Microsoft’s Clippy (the infamous paper clip assistant from earlier versions of Microsoft Office) is a classic example. It was intended to provide smart auto-formatting of documents, but many users were irritated by its ill-judged cartoonish user interface and banal chatter. Microsoft wanted to create a friendly interface, but it ended up patronising and annoying its customers every time they started typing.
Similarly, last year, Yahoo! hoped to improve the findability of photos on Flickr by using an image recognition algorithm to suggest keyword labels for users’ photos. It quickly ran into difficulty when it began to suggest keywords like ‘playground’ and ‘sport’ for photos of World War 2 concentration camps.
What the teams at Microsoft and Yahoo! failed to realise was the importance of the human aspect of design. Algorithms and artificial intelligence need a sense of human etiquette and human sensibility if they’re to be a hit with customers.

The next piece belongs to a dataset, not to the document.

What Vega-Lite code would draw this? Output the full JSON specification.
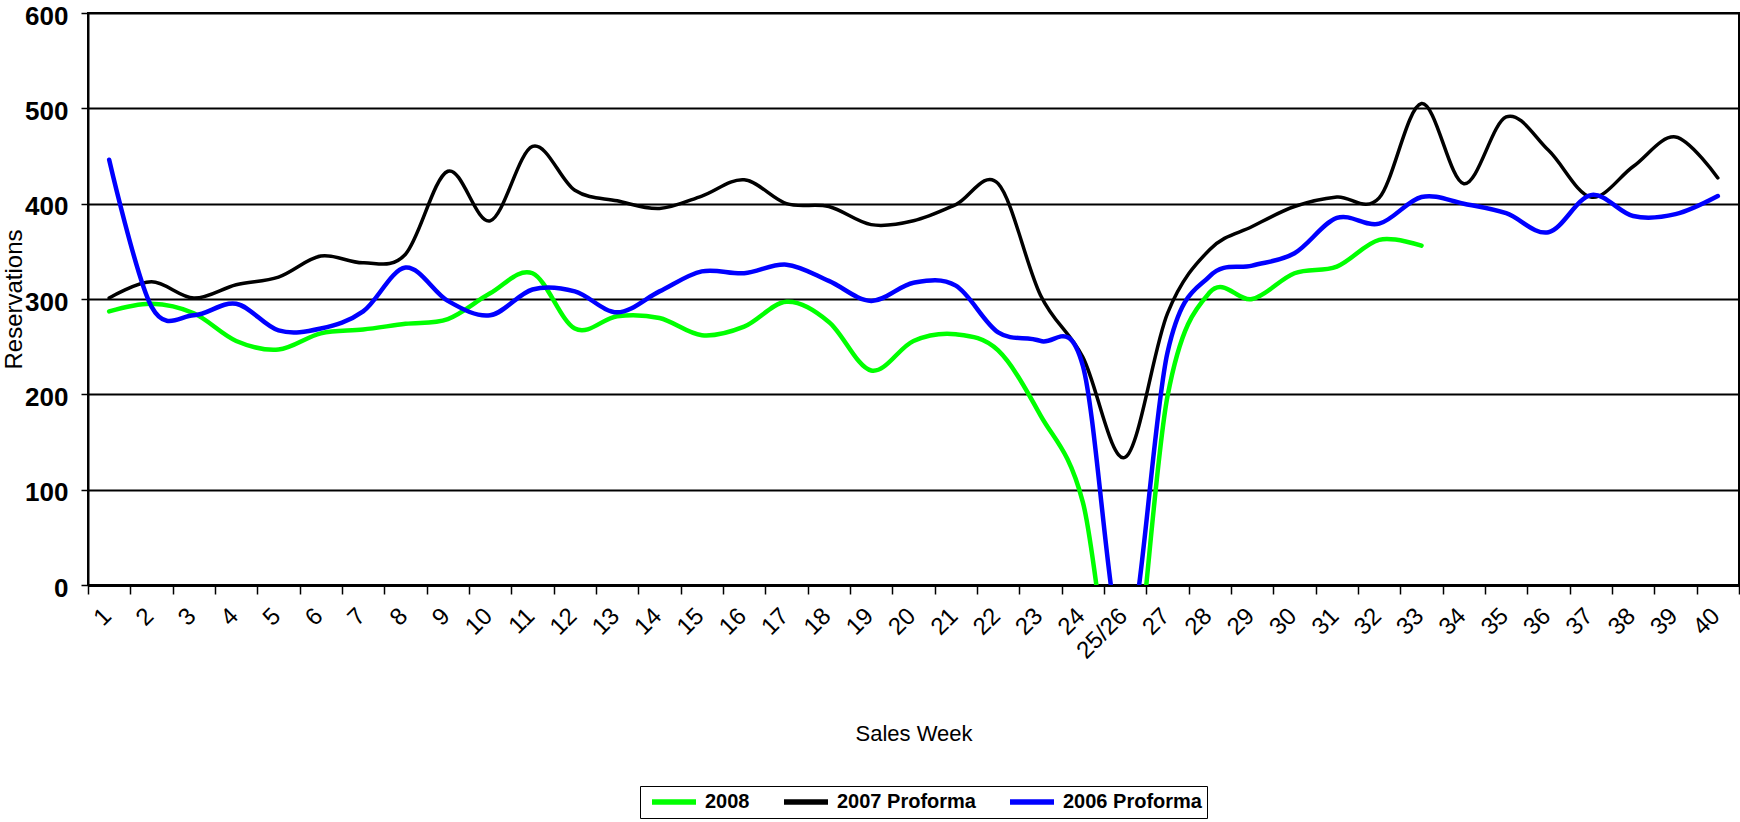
{
  "$schema": "https://vega.github.io/schema/vega-lite/v6.json",
  "width": 1651,
  "height": 572,
  "autosize": {"type": "none"},
  "padding": {"left": 88, "top": 13, "right": 1, "bottom": 237},
  "background": "white",
  "config": {
    "view": {"stroke": "black", "strokeWidth": 2},
    "font": "Liberation Sans"
  },
  "data": {
    "values": [
      {"week": "1", "series": "2008", "value": 287},
      {"week": "2", "series": "2008", "value": 295},
      {"week": "3", "series": "2008", "value": 285},
      {"week": "4", "series": "2008", "value": 256},
      {"week": "5", "series": "2008", "value": 247},
      {"week": "6", "series": "2008", "value": 264},
      {"week": "7", "series": "2008", "value": 268},
      {"week": "8", "series": "2008", "value": 274},
      {"week": "9", "series": "2008", "value": 279},
      {"week": "10", "series": "2008", "value": 306},
      {"week": "11", "series": "2008", "value": 327},
      {"week": "12", "series": "2008", "value": 269},
      {"week": "13", "series": "2008", "value": 282},
      {"week": "14", "series": "2008", "value": 280},
      {"week": "15", "series": "2008", "value": 262},
      {"week": "16", "series": "2008", "value": 271},
      {"week": "17", "series": "2008", "value": 297},
      {"week": "18", "series": "2008", "value": 276},
      {"week": "19", "series": "2008", "value": 225},
      {"week": "20", "series": "2008", "value": 256},
      {"week": "21", "series": "2008", "value": 263},
      {"week": "22", "series": "2008", "value": 246},
      {"week": "23", "series": "2008", "value": 178},
      {"week": "24", "series": "2008", "value": 87},
      {"week": "25/26", "series": "2008", "value": -154},
      {"week": "27", "series": "2008", "value": 198},
      {"week": "28", "series": "2008", "value": 307},
      {"week": "29", "series": "2008", "value": 300},
      {"week": "30", "series": "2008", "value": 327},
      {"week": "31", "series": "2008", "value": 334},
      {"week": "32", "series": "2008", "value": 362},
      {"week": "33", "series": "2008", "value": 356},

      {"week": "1", "series": "2007 Proforma", "value": 301},
      {"week": "2", "series": "2007 Proforma", "value": 318},
      {"week": "3", "series": "2007 Proforma", "value": 301},
      {"week": "4", "series": "2007 Proforma", "value": 315},
      {"week": "5", "series": "2007 Proforma", "value": 323},
      {"week": "6", "series": "2007 Proforma", "value": 345},
      {"week": "7", "series": "2007 Proforma", "value": 338},
      {"week": "8", "series": "2007 Proforma", "value": 347},
      {"week": "9", "series": "2007 Proforma", "value": 434},
      {"week": "10", "series": "2007 Proforma", "value": 382},
      {"week": "11", "series": "2007 Proforma", "value": 460},
      {"week": "12", "series": "2007 Proforma", "value": 414},
      {"week": "13", "series": "2007 Proforma", "value": 403},
      {"week": "14", "series": "2007 Proforma", "value": 395},
      {"week": "15", "series": "2007 Proforma", "value": 408},
      {"week": "16", "series": "2007 Proforma", "value": 425},
      {"week": "17", "series": "2007 Proforma", "value": 400},
      {"week": "18", "series": "2007 Proforma", "value": 397},
      {"week": "19", "series": "2007 Proforma", "value": 378},
      {"week": "20", "series": "2007 Proforma", "value": 382},
      {"week": "21", "series": "2007 Proforma", "value": 399},
      {"week": "22", "series": "2007 Proforma", "value": 421},
      {"week": "23", "series": "2007 Proforma", "value": 304},
      {"week": "24", "series": "2007 Proforma", "value": 239},
      {"week": "25/26", "series": "2007 Proforma", "value": 134},
      {"week": "27", "series": "2007 Proforma", "value": 285},
      {"week": "28", "series": "2007 Proforma", "value": 352},
      {"week": "29", "series": "2007 Proforma", "value": 376},
      {"week": "30", "series": "2007 Proforma", "value": 397},
      {"week": "31", "series": "2007 Proforma", "value": 407},
      {"week": "32", "series": "2007 Proforma", "value": 406},
      {"week": "33", "series": "2007 Proforma", "value": 505},
      {"week": "34", "series": "2007 Proforma", "value": 421},
      {"week": "35", "series": "2007 Proforma", "value": 491},
      {"week": "36", "series": "2007 Proforma", "value": 456},
      {"week": "37", "series": "2007 Proforma", "value": 407},
      {"week": "38", "series": "2007 Proforma", "value": 439},
      {"week": "39", "series": "2007 Proforma", "value": 470},
      {"week": "40", "series": "2007 Proforma", "value": 427},

      {"week": "1", "series": "2006 Proforma", "value": 446},
      {"week": "2", "series": "2006 Proforma", "value": 292},
      {"week": "3", "series": "2006 Proforma", "value": 283},
      {"week": "4", "series": "2006 Proforma", "value": 295},
      {"week": "5", "series": "2006 Proforma", "value": 267},
      {"week": "6", "series": "2006 Proforma", "value": 269},
      {"week": "7", "series": "2006 Proforma", "value": 287},
      {"week": "8", "series": "2006 Proforma", "value": 333},
      {"week": "9", "series": "2006 Proforma", "value": 298},
      {"week": "10", "series": "2006 Proforma", "value": 283},
      {"week": "11", "series": "2006 Proforma", "value": 310},
      {"week": "12", "series": "2006 Proforma", "value": 308},
      {"week": "13", "series": "2006 Proforma", "value": 286},
      {"week": "14", "series": "2006 Proforma", "value": 308},
      {"week": "15", "series": "2006 Proforma", "value": 329},
      {"week": "16", "series": "2006 Proforma", "value": 327},
      {"week": "17", "series": "2006 Proforma", "value": 336},
      {"week": "18", "series": "2006 Proforma", "value": 319},
      {"week": "19", "series": "2006 Proforma", "value": 298},
      {"week": "20", "series": "2006 Proforma", "value": 317},
      {"week": "21", "series": "2006 Proforma", "value": 314},
      {"week": "22", "series": "2006 Proforma", "value": 265},
      {"week": "23", "series": "2006 Proforma", "value": 256},
      {"week": "24", "series": "2006 Proforma", "value": 230},
      {"week": "25/26", "series": "2006 Proforma", "value": -66},
      {"week": "27", "series": "2006 Proforma", "value": 244},
      {"week": "28", "series": "2006 Proforma", "value": 324},
      {"week": "29", "series": "2006 Proforma", "value": 335},
      {"week": "30", "series": "2006 Proforma", "value": 348},
      {"week": "31", "series": "2006 Proforma", "value": 385},
      {"week": "32", "series": "2006 Proforma", "value": 379},
      {"week": "33", "series": "2006 Proforma", "value": 407},
      {"week": "34", "series": "2006 Proforma", "value": 400},
      {"week": "35", "series": "2006 Proforma", "value": 390},
      {"week": "36", "series": "2006 Proforma", "value": 370},
      {"week": "37", "series": "2006 Proforma", "value": 409},
      {"week": "38", "series": "2006 Proforma", "value": 387},
      {"week": "39", "series": "2006 Proforma", "value": 389},
      {"week": "40", "series": "2006 Proforma", "value": 408}
    ]
  },
  "mark": {"type": "line", "interpolate": "cardinal", "tension": 0, "clip": true, "strokeCap": "round", "strokeJoin": "round"},
  "encoding": {
    "x": {
      "field": "week",
      "type": "ordinal",
      "bandPosition": 0.5,
      "sort": ["1","2","3","4","5","6","7","8","9","10","11","12","13","14","15","16","17","18","19","20","21","22","23","24","25/26","27","28","29","30","31","32","33","34","35","36","37","38","39","40"],
      "scale": {"type": "band", "paddingInner": 0, "paddingOuter": 0},
      "axis": {
        "title": "Sales Week",
        "titleFont": "Liberation Sans",
        "titleFontSize": 22,
        "titleFontWeight": "normal",
        "titleColor": "black",
        "titleY": 155,
        "titleBaseline": "alphabetic",
        "labelAngle": -45,
        "labelFont": "Liberation Sans",
        "labelFontSize": 24,
        "labelColor": "black",
        "labelBaseline": "middle",
        "labelPadding": 18,
        "labelOffset": -2,
        "tickBand": "extent",
        "tickSize": 9,
        "tickWidth": 1.5,
        "tickColor": "black",
        "domainColor": "black",
        "domainWidth": 3,
        "grid": false
      }
    },
    "y": {
      "field": "value",
      "type": "quantitative",
      "scale": {"domain": [0, 600], "nice": false, "zero": false},
      "axis": {
        "title": "Reservations",
        "titleFont": "Liberation Sans",
        "titleFontSize": 24,
        "titleFontWeight": "normal",
        "titleColor": "black",
        "titleX": -67,
        "titleBaseline": "alphabetic",
        "values": [0, 100, 200, 300, 400, 500, 600],
        "labelFont": "Liberation Sans",
        "labelFontSize": 26,
        "labelFontWeight": "bold",
        "labelColor": "black",
        "labelPadding": 13,
        "labelOffset": 3,
        "tickSize": 7,
        "tickWidth": 1.5,
        "tickColor": "black",
        "domainColor": "black",
        "domainWidth": 2,
        "grid": true,
        "gridColor": "black",
        "gridWidth": 2,
        "gridOpacity": 1
      }
    },
    "color": {
      "field": "series",
      "type": "nominal",
      "sort": ["2008", "2007 Proforma", "2006 Proforma"],
      "scale": {"domain": ["2008", "2007 Proforma", "2006 Proforma"], "range": ["#00ff00", "#000000", "#0000ff"]},
      "legend": {
        "orient": "none",
        "legendX": 552,
        "legendY": 773,
        "direction": "horizontal",
        "title": null,
        "symbolType": "M-2.75,0H2.75",
        "symbolSize": 256,
        "symbolStrokeWidth": 5.5,
        "symbolOffset": 18,
        "labelFont": "Liberation Sans",
        "labelFontSize": 20,
        "labelFontWeight": "bold",
        "labelColor": "black",
        "labelOffset": 20,
        "labelLimit": 0,
        "columnPadding": 23,
        "strokeColor": "black",
        "padding": 5
      }
    },
    "strokeWidth": {
      "condition": {"test": "datum.series === '2007 Proforma'", "value": 3.5},
      "value": 4.5
    }
  }
}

Success requires the human touch
Great solutions happen when firms take time to develop a deep understanding of human needs and behaviour.
For instance, when Spotify was building its popular ‘Discover Weekly’ recommendation service, it began by investigating how people listen to music and make recommendations to each other.
The findings contributed to the design of the algorithm that analyses each user’s music taste and makes automated recommendations. The design team also noted that people had clung on to the idea of ‘mix tapes’ even in a digital age. The idea of sending customers a ‘mix tape’ of a couple of dozen tracks once a week proved to be a big hit in user testing.
Matthew Ogle, Product Owner for Discover Weekly at Spotify points out that his team could have launched a service that continually offered thousands of perfectly good recommendations to customers – but this would have felt robotic and inhuman. By building around deep customer insights, Spotify has developed a service that people love.
That’s the biggest lesson that businesses should heed when it comes to artificial intelligence: the secret to success lies in creating services that feel anything but artificial.